Exercise aim — Only the lines from the one with "Recreate this image" through the one with "from matplotlib.patches import Rectangle", inclusive, should be echoed exactly; pictures are left out.

■ ■ ■ ■ ■

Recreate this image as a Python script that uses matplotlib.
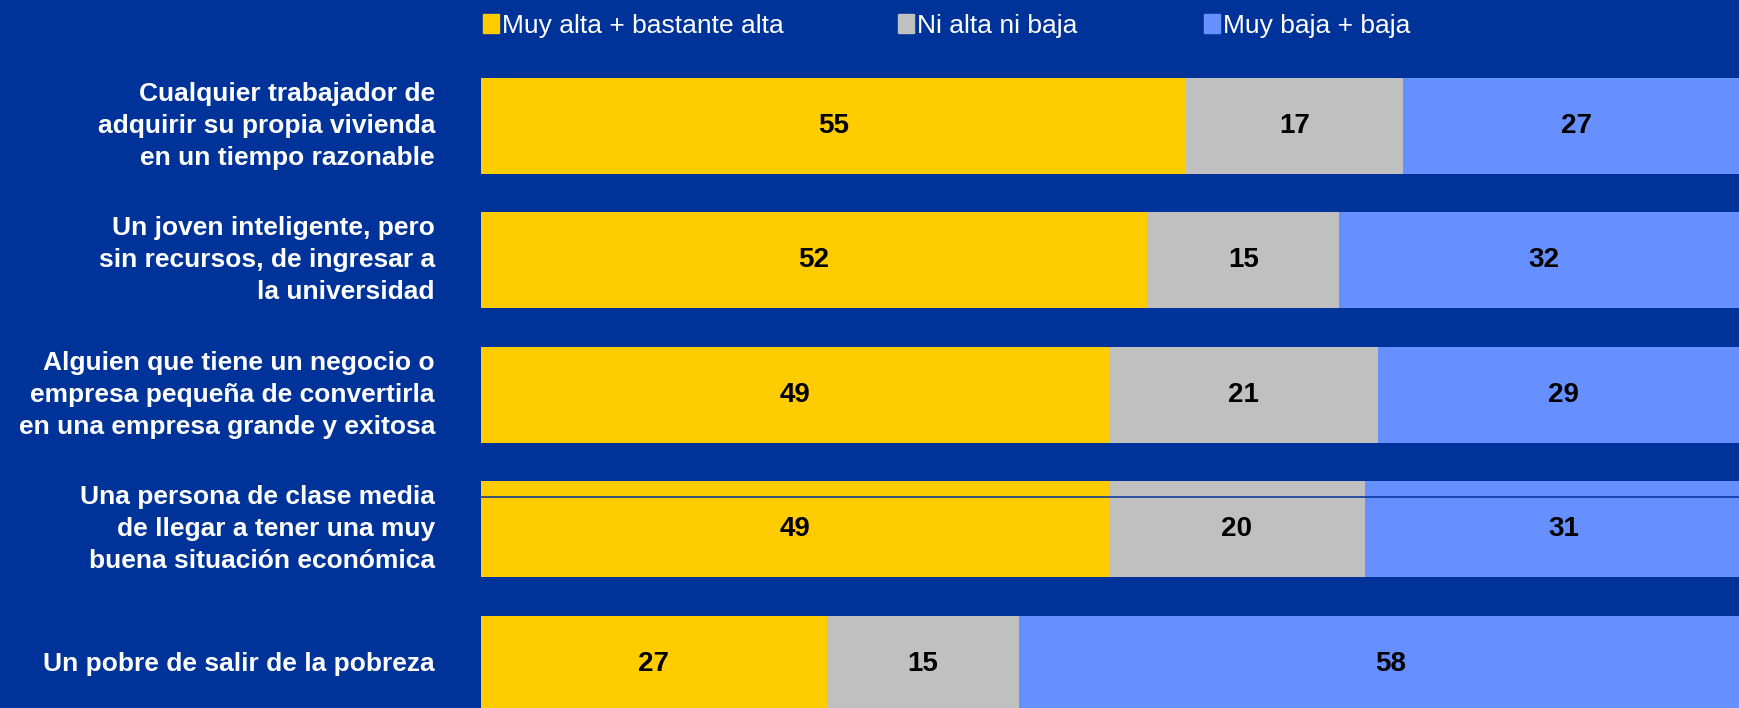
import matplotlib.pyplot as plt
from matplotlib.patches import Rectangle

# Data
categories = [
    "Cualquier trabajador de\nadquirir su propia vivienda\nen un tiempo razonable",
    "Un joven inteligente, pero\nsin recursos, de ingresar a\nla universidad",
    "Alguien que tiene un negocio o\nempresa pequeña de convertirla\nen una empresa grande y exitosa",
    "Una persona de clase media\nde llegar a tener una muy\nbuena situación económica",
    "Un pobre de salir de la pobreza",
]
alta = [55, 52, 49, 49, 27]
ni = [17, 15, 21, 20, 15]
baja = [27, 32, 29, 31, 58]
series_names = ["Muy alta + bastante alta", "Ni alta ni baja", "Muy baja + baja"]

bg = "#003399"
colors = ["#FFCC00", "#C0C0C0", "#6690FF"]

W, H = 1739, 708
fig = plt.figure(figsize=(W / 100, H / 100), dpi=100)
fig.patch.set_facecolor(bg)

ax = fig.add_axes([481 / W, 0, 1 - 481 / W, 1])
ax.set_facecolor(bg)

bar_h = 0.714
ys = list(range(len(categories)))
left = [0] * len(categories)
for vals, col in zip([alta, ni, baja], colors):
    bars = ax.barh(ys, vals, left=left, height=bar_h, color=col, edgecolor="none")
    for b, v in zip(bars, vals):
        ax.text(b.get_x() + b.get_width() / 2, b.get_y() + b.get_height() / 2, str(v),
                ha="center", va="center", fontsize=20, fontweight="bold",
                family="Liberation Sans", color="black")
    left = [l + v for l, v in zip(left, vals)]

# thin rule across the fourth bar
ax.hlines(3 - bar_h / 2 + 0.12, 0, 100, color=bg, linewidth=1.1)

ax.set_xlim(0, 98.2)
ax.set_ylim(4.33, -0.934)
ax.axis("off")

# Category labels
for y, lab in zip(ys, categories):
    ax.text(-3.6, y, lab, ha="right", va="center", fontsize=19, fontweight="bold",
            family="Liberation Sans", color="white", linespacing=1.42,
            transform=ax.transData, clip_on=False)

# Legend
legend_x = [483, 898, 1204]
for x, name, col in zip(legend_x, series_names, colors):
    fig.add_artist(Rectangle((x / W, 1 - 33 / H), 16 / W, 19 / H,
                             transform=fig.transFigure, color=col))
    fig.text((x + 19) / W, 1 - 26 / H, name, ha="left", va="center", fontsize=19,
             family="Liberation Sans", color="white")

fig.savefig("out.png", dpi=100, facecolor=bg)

■ ■ ■ ■ ■

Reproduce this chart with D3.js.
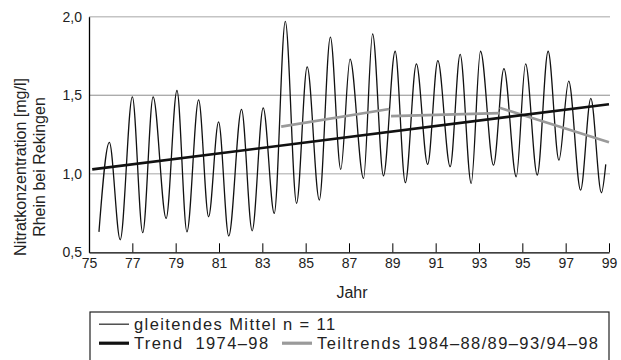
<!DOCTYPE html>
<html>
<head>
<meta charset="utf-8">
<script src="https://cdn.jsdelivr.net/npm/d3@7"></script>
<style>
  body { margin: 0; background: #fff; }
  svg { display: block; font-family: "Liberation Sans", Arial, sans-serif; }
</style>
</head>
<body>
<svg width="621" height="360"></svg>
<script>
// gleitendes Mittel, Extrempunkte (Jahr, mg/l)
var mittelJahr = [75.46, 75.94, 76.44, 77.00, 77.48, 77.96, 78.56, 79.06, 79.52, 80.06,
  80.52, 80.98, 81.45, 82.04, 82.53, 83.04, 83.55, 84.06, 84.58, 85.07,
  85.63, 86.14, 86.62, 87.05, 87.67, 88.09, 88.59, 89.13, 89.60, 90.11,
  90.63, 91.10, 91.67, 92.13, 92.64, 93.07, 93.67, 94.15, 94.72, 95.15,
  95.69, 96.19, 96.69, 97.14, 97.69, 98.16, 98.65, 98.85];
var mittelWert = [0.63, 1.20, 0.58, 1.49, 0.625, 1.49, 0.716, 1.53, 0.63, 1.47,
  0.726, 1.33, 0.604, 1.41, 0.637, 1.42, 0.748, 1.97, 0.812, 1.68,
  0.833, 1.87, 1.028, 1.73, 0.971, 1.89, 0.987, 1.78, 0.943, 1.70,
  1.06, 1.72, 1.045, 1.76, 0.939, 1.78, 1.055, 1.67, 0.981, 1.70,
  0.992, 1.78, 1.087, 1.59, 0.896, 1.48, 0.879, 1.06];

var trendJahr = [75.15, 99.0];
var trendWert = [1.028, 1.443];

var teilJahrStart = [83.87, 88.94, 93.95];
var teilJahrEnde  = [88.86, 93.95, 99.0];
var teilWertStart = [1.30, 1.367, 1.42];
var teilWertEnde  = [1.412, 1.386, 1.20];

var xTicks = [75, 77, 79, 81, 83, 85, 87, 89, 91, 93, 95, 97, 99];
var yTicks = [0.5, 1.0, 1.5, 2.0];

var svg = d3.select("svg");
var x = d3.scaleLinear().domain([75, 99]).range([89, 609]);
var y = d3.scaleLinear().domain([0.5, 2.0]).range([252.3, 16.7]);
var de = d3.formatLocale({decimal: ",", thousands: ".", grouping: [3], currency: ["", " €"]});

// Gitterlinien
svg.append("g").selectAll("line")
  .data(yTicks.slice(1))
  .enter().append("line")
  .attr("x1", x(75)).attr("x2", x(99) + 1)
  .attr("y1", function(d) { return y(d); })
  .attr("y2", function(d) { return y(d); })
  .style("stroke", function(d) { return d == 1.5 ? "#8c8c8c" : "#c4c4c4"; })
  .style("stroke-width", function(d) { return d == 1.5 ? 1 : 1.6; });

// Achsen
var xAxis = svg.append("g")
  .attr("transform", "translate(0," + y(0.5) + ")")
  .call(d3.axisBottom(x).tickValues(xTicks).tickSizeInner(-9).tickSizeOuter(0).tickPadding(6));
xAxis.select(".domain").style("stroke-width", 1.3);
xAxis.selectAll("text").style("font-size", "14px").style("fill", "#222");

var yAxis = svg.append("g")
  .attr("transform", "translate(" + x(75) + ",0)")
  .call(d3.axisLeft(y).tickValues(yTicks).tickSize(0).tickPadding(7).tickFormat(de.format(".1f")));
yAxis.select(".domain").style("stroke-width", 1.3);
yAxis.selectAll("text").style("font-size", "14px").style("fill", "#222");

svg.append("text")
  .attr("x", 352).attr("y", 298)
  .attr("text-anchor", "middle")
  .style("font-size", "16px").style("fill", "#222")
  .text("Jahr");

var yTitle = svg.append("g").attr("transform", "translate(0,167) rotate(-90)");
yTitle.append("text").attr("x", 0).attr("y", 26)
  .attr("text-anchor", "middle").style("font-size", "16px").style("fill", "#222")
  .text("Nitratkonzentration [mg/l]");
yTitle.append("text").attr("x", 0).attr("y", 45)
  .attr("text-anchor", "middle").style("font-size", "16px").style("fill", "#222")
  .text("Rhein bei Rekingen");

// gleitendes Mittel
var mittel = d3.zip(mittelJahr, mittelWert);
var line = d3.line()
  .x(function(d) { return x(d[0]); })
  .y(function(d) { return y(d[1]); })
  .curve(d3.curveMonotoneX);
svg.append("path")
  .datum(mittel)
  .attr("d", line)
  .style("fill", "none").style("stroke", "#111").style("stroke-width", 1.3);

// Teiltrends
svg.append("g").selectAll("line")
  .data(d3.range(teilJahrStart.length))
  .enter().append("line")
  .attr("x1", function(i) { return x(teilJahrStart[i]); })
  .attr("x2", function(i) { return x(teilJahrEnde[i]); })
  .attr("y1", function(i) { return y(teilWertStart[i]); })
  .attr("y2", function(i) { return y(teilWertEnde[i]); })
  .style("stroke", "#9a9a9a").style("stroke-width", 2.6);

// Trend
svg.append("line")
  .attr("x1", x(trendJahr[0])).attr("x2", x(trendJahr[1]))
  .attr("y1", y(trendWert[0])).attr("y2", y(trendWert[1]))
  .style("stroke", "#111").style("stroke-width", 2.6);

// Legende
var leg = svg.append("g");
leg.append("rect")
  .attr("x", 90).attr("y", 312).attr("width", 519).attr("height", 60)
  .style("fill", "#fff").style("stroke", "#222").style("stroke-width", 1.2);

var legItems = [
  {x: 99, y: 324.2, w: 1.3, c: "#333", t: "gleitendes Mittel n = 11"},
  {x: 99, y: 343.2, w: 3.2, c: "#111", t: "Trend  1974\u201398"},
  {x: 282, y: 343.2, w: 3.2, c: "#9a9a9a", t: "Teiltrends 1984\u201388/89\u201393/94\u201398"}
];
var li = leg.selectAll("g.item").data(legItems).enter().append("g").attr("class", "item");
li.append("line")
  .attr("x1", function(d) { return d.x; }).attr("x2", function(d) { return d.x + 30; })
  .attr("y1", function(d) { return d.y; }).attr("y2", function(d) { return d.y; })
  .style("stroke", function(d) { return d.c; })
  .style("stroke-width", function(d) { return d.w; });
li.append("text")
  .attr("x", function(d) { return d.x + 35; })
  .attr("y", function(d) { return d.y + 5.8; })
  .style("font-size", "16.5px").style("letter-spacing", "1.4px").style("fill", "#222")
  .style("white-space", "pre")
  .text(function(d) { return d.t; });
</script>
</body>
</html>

■ ■ ■ ■ ■

Finished answer —
Recreate this image as a Python script that uses matplotlib.
import matplotlib.pyplot as plt
from matplotlib.patches import Rectangle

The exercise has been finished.